The next chapter, “Connections,” opens with an extended complaint from one of Chade’s agents on Aslevjal before the narrative returns again to Fitz convalescing. The shape of Fitz’s days is glossed, as are events at large in Buckkeep’s court, including garbled reports from Bingtown and further south. Fitz also considers the feathers he found on the beach while fleeing with Dutiful and again contemplates placing them in the Fool’s Rooster Crown.
One night, as he convalesces, Fitz is visited in his dreams by Nettle. She weeps over the strain between Burrich and Swift, not knowing its cause, as neither of them will speak of it. Fitz offers little comfort, and he finds little as he contemplates what Burrich might do to avoid repeating his “mistakes” with Fitz with his own son. After he wakes, he returns to Lord Golden’s suite, where he finds Hap pleading for access. Golden gives it and departs, leaving Hap to fret over Tom Badgerlock and report his folly with Svanja. Tom again offers little comfort, and he and Hap part amicably.

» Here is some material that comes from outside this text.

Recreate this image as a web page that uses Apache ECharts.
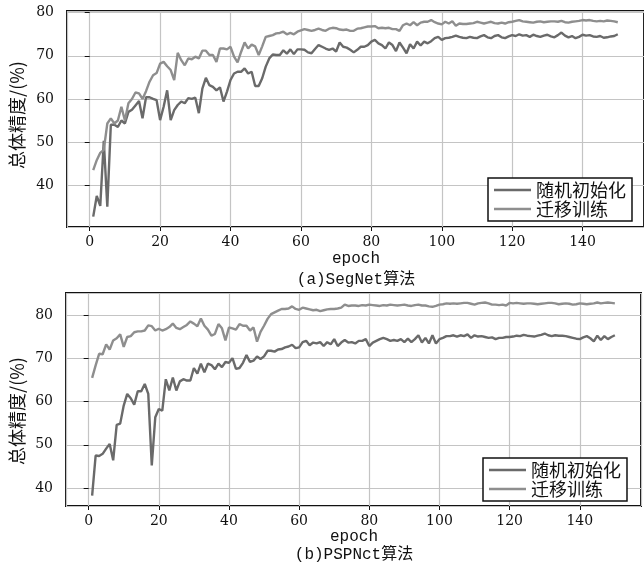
<!DOCTYPE html>
<html><head><meta charset="utf-8">
<script src="https://cdn.jsdelivr.net/npm/echarts@6/dist/echarts.min.js"></script>
<style>html,body{margin:0;padding:0;background:#fff}#c{width:644px;height:571px}</style>
</head><body><div id="c"></div><script>
// ---- data (epochs 1..150) ----
const seriesNames = ['随机初始化', '迁移训练'];
const xTickLabels = ['0','20','40','60','80','100','120','140'];
const segRandom = [
32.7,37.5,35.2,50.3,35.0,54.0,54.0,53.5,55.0,54.3,
57.0,57.5,58.5,59.5,55.5,60.4,60.4,60.0,59.7,55.1,
58.2,62.0,55.1,57.4,58.6,59.4,59.0,60.2,60.0,60.3,
56.7,62.4,64.9,63.2,62.8,62.0,62.7,59.4,61.7,64.4,
65.9,66.3,66.3,67.1,65.9,66.3,63.0,63.0,64.8,67.5,
69.4,70.3,70.2,70.2,71.3,70.5,71.5,70.4,71.5,71.5,
71.4,70.8,70.6,71.6,72.5,72.1,71.7,71.4,71.7,71.0,
73.1,72.1,71.9,71.4,70.8,71.4,72.1,72.1,72.5,73.3,
73.7,72.9,72.5,71.7,73.1,72.5,71.1,73.1,71.9,70.6,
72.7,71.7,73.3,72.4,73.3,72.9,73.4,74.1,74.4,73.7,
74.1,74.2,74.4,74.7,74.4,74.2,74.1,74.4,74.2,74.1,
74.5,74.8,74.3,74.1,74.6,74.8,74.3,74.1,74.5,74.8,
74.6,75.0,74.7,74.8,74.4,74.9,74.6,74.4,74.7,74.9,
74.5,74.3,74.8,75.4,74.7,74.3,74.6,74.1,74.4,74.9,
74.7,74.8,74.5,74.4,74.6,74.2,74.3,74.5,74.6,75.0];
const segTransfer = [
43.5,45.8,47.5,48.2,54.3,55.5,54.3,55.0,58.2,55.0,
59.0,60.0,61.5,61.3,60.0,61.8,64.0,65.5,66.0,68.2,
68.6,67.6,66.7,64.4,70.7,69.0,67.8,69.4,69.2,69.8,
69.4,71.2,71.2,70.2,70.2,68.6,71.7,71.7,71.5,72.1,
69.8,68.5,70.9,73.1,71.7,72.6,72.2,70.2,72.2,74.4,
74.6,74.8,75.2,75.3,75.6,75.0,75.3,75.0,75.6,75.9,
76.2,76.0,75.8,76.0,76.3,76.0,75.8,76.3,76.5,76.4,
76.1,76.0,76.1,75.8,75.8,76.3,76.4,76.6,76.8,76.8,
76.9,76.4,76.5,76.4,76.5,76.2,76.2,75.8,77.1,77.5,
77.1,77.8,77.1,77.7,77.9,77.9,78.3,77.8,77.5,77.3,
77.9,77.5,78.0,77.0,77.5,77.4,77.4,77.5,77.6,77.9,
77.7,77.5,77.7,77.9,77.6,77.5,77.7,77.5,77.8,77.9,
78.1,78.3,78.0,77.9,77.8,77.7,77.9,78.0,77.8,77.9,
78.0,78.0,77.9,78.1,77.8,77.7,77.9,78.0,78.1,78.3,
78.2,78.3,78.1,78.0,78.1,78.0,78.2,78.1,78.0,77.8];
const pspRandom = [
38.2,47.5,47.4,47.9,49.1,50.2,46.4,54.6,54.9,59.1,
61.8,60.8,59.3,62.4,62.4,64.1,61.8,45.2,56.4,58.3,
57.9,65.2,62.6,65.6,62.6,64.7,65.2,64.9,64.9,67.8,
66.5,68.8,66.8,68.8,68.5,67.5,68.8,68.0,69.2,69.0,
70.1,67.6,67.8,69.0,70.8,69.2,69.5,70.5,69.9,70.5,
71.8,71.8,71.6,72.1,72.2,72.6,72.8,73.2,72.4,72.6,
73.8,74.1,73.1,73.7,73.5,73.8,72.9,73.8,73.3,74.5,
72.9,73.7,74.3,73.7,73.8,73.5,74.1,74.1,74.5,72.9,
73.7,74.1,74.5,74.8,74.5,74.1,74.3,74.1,74.5,73.8,
74.6,73.8,74.5,75.4,73.7,74.8,73.5,75.4,73.5,74.5,
74.8,75.2,75.2,75.4,75.1,75.4,75.2,75.6,74.8,75.4,
75.1,75.2,75.0,74.8,74.9,74.5,74.8,74.8,75.0,75.0,
75.1,75.3,75.2,75.5,75.3,75.2,75.1,75.3,75.5,75.8,
75.4,75.2,75.4,75.3,75.3,75.2,75.0,74.8,74.6,74.5,
74.9,75.2,74.7,74.0,75.3,74.3,75.2,74.5,75.0,75.4];
const pspTransfer = [
65.5,68.4,71.1,71.0,73.3,72.1,74.2,74.7,75.6,72.7,
75.0,75.2,76.1,76.3,76.3,76.5,77.7,77.5,76.5,76.9,
76.5,76.8,77.3,78.1,77.1,76.8,77.3,77.8,78.6,78.1,
77.5,79.3,77.6,76.7,75.3,75.7,78.0,77.0,74.2,77.2,
77.0,76.7,78.0,77.6,77.6,76.5,77.2,73.9,76.2,77.6,
79.2,80.3,80.7,81.1,81.5,81.5,81.6,82.1,81.5,81.3,
81.8,81.6,81.4,81.2,81.3,81.0,81.2,81.4,81.5,81.5,
81.6,81.8,82.5,82.2,82.3,82.3,82.2,82.4,82.3,82.5,
82.4,82.3,82.2,82.4,82.3,82.5,82.4,82.3,82.4,82.5,
82.3,82.2,82.4,82.5,82.3,82.3,82.1,82.0,82.2,82.5,
82.6,82.8,82.7,82.8,82.7,82.8,82.9,82.9,82.7,82.5,
82.8,82.9,83.0,82.8,82.5,82.5,82.4,82.5,82.3,82.9,
82.8,82.9,82.8,82.7,82.8,82.8,82.7,82.6,82.7,82.8,
82.9,82.9,82.8,82.6,82.7,82.8,82.7,82.5,82.6,82.8,
82.7,82.6,82.7,82.8,83.0,82.8,82.9,83.0,82.9,82.8];
const titles = ['(a)SegNet算法', '(b)PSPNct算法'];
const xName = 'epoch';
const yName = '总体精度/(%)';

// ---- chart ----
const pairs = arr => arr.map((v, i) => [i + 1, v]);
const C_DARK = '#6a6a6a', C_LIGHT = '#8e8e8e';
const serif = '"DejaVu Serif", serif';
const mono = '"Liberation Mono", "Noto Sans CJK SC", monospace';
const cjk = '"Noto Sans CJK SC", sans-serif';

function xAxis(gi) {
  return {
    type: 'value', gridIndex: gi, min: -6.45, max: 157.45, splitNumber: 8,
    axisLine: {show: false},
    axisTick: {show: true, length: 4, lineStyle: {color: '#111', width: 1}},
    axisLabel: {show: true, showMinLabel: false, showMaxLabel: false, margin: 8,
      color: '#111', fontFamily: serif, fontSize: 14,
      formatter: v => xTickLabels.includes(String(v)) ? String(v) : ''},
    splitLine: {show: true, lineStyle: {color: '#c4c4c4', width: 1.2}}
  };
}
function yAxis(gi, mn, mx) {
  return {
    type: 'value', gridIndex: gi, min: mn, max: mx, splitNumber: 5,
    axisLine: {show: false},
    axisTick: {show: true, length: 5, lineStyle: {color: '#111', width: 1}},
    axisLabel: {show: true, showMinLabel: false, showMaxLabel: false, margin: 13,
      color: '#111', fontFamily: serif, fontSize: 14},
    splitLine: {show: true, lineStyle: {color: '#c4c4c4', width: 1.2}}
  };
}
function line(name, data, gi, color) {
  return {type: 'line', name, xAxisIndex: gi, yAxisIndex: gi, data: pairs(data),
    symbol: 'none', smooth: false, color,
    lineStyle: {color, width: 2.4}};
}
function legend(left, top) {
  return {
    orient: 'vertical', left, top, data: seriesNames,
    icon: 'rect',
    backgroundColor: '#fff', borderColor: '#111', borderWidth: 1.5,
    padding: [3, 6, 3, 6], itemWidth: 37, itemHeight: 2.4, itemGap: 1, itemTextGap: 9,
    textStyle: {fontFamily: cjk, fontSize: 18, lineHeight: 18, color: '#111'},
    selectedMode: false
  };
}
function txt(x, y, text, font, rot) {
  return {type: 'text', x, y, rotation: rot || 0, z: 100,
    style: {text, font, fill: '#111', align: 'center', verticalAlign: 'middle',
      textAlign: 'center', textVerticalAlign: 'middle'}};
}

const chart = echarts.init(document.getElementById('c'), null, {renderer: 'canvas'});
chart.setOption({
  animation: false,
  backgroundColor: '#fff',
  grid: [
    {left: 67, top: 11, width: 578, height: 216, show: true, borderColor: '#111', borderWidth: 2, backgroundColor: 'transparent', containLabel: false},
    {left: 66, top: 293, width: 575, height: 213, show: true, borderColor: '#111', borderWidth: 2, backgroundColor: 'transparent', containLabel: false}
  ],
  xAxis: [xAxis(0), xAxis(1)],
  yAxis: [yAxis(0, 30.3, 80.4), yAxis(1, 35.8, 85.2)],
  legend: [legend(488, 178), legend(483, 458)],
  series: [
    line(seriesNames[0], segRandom, 0, C_DARK),
    line(seriesNames[1], segTransfer, 0, C_LIGHT),
    line(seriesNames[0], pspRandom, 1, C_DARK),
    line(seriesNames[1], pspTransfer, 1, C_LIGHT)
  ],
  graphic: [
    txt(17, 115, yName, '18px ' + cjk, Math.PI / 2),
    txt(17, 411, yName, '18px ' + cjk, Math.PI / 2),
    txt(356, 259, xName, '16px ' + mono),
    txt(356, 280, titles[0], '16px ' + mono),
    txt(354, 537, xName, '16px ' + mono),
    txt(354, 555, titles[1], '16px ' + mono)
  ]
});
</script></body></html>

With Hap returning to his apprenticeship, Tom discusses the feathers with Golden, meeting with little interest or engagement. Shaken by the realization of how badly he has harmed their relationship, Fitz withdraws to Chade’s chambers and falls into a sleep from which he is wakened roughly by Dutiful, who has been guided to Chade’s hidden room by Thick. They confer, and Dutiful sends Thick off to fetch more food. While Thick is about the errand, Dutiful confronts Fitz with knowledge of his true identity, relating how he came by the knowledge. Fitz warns Dutiful of the implications and ramifications of the knowledge, the two reaching an accord as Thick returns with a large pie the three gleefully devour.
In the present chapter, Fitz opines on secrets that become so not because they are deliberately hidden, but because they are the answers to questions never asked, the results of assumptions made and never examined. I find myself reading affectively once again, wondering what I do not know because it never occurred to me that I ought to ask, contemplating what I will not tell my daughter for the same reasons. Part of why I keep a journal is so that she will have at least some of the answers in time to come, although I am aware that no words can bring in the whole of a thing.
Still, what I can leave, I do. It will never be enough, but nothing will be. And it will be something, at least.